**TASK PROMPT**
Count every line in the entries that follow where the word "chart" appears, then state only the total.

# DATA EXCERPTS start

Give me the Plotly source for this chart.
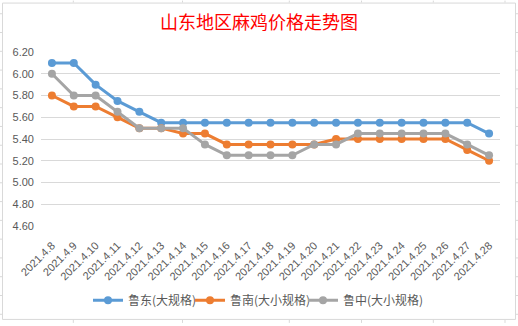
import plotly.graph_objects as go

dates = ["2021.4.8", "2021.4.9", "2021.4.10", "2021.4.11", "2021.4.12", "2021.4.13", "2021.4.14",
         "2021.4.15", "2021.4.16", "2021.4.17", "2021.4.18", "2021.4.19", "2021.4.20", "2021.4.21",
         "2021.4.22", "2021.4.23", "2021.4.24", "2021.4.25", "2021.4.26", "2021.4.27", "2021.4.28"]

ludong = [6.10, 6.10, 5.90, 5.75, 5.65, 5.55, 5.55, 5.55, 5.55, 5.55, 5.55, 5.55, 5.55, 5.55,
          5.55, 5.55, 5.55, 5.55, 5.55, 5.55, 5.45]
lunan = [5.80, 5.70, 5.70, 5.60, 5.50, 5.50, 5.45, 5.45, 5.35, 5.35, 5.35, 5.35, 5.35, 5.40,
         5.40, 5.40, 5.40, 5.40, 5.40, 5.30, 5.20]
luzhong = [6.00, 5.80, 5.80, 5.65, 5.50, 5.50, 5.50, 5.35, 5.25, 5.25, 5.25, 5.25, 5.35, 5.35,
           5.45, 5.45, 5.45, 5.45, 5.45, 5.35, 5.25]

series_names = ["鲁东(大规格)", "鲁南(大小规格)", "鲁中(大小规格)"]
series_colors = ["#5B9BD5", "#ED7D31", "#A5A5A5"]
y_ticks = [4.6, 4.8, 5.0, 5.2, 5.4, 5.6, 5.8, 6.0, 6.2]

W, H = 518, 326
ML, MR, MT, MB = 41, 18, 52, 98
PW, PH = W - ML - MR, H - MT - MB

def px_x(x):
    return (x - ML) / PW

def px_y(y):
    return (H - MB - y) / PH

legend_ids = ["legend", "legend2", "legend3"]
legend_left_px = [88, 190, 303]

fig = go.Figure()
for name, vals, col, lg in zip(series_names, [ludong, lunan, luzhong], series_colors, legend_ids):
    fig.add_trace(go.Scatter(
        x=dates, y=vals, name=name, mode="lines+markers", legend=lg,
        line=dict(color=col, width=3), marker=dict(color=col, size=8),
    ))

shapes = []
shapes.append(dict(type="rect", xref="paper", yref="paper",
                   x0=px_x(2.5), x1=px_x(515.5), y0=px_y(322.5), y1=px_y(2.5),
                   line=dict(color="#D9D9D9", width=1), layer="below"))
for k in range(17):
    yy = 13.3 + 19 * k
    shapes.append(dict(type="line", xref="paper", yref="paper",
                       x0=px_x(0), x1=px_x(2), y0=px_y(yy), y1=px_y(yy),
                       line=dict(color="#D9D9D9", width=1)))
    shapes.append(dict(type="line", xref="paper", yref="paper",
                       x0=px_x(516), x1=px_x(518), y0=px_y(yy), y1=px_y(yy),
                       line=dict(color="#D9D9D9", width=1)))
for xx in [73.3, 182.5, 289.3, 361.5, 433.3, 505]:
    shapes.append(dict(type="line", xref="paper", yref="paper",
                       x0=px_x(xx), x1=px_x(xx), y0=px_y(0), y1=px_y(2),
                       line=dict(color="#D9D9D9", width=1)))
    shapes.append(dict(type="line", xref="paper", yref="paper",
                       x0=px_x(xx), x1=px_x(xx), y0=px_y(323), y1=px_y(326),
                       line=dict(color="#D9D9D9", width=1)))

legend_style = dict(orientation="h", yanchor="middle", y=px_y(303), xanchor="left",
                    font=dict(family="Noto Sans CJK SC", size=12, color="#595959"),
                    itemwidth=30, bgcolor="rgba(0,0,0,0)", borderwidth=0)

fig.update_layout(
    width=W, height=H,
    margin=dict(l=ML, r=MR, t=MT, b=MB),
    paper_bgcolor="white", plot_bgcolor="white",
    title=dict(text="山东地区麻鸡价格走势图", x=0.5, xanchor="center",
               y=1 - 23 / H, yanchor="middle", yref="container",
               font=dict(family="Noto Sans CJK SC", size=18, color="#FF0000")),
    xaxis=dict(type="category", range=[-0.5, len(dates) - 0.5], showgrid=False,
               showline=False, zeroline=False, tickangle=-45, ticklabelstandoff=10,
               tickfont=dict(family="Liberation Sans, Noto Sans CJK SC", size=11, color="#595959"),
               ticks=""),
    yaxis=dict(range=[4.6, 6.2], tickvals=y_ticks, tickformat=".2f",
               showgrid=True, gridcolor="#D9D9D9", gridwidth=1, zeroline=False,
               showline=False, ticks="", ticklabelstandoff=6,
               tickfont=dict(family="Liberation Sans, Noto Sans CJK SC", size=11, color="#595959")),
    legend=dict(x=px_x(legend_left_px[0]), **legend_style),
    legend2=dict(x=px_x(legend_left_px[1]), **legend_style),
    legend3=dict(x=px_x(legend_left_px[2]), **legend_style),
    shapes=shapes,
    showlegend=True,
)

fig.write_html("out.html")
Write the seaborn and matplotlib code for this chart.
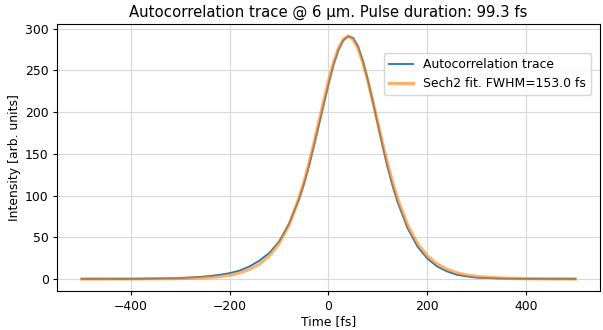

# DATA EXCERPTS end

**RESULT OF THE EXERCISE**
2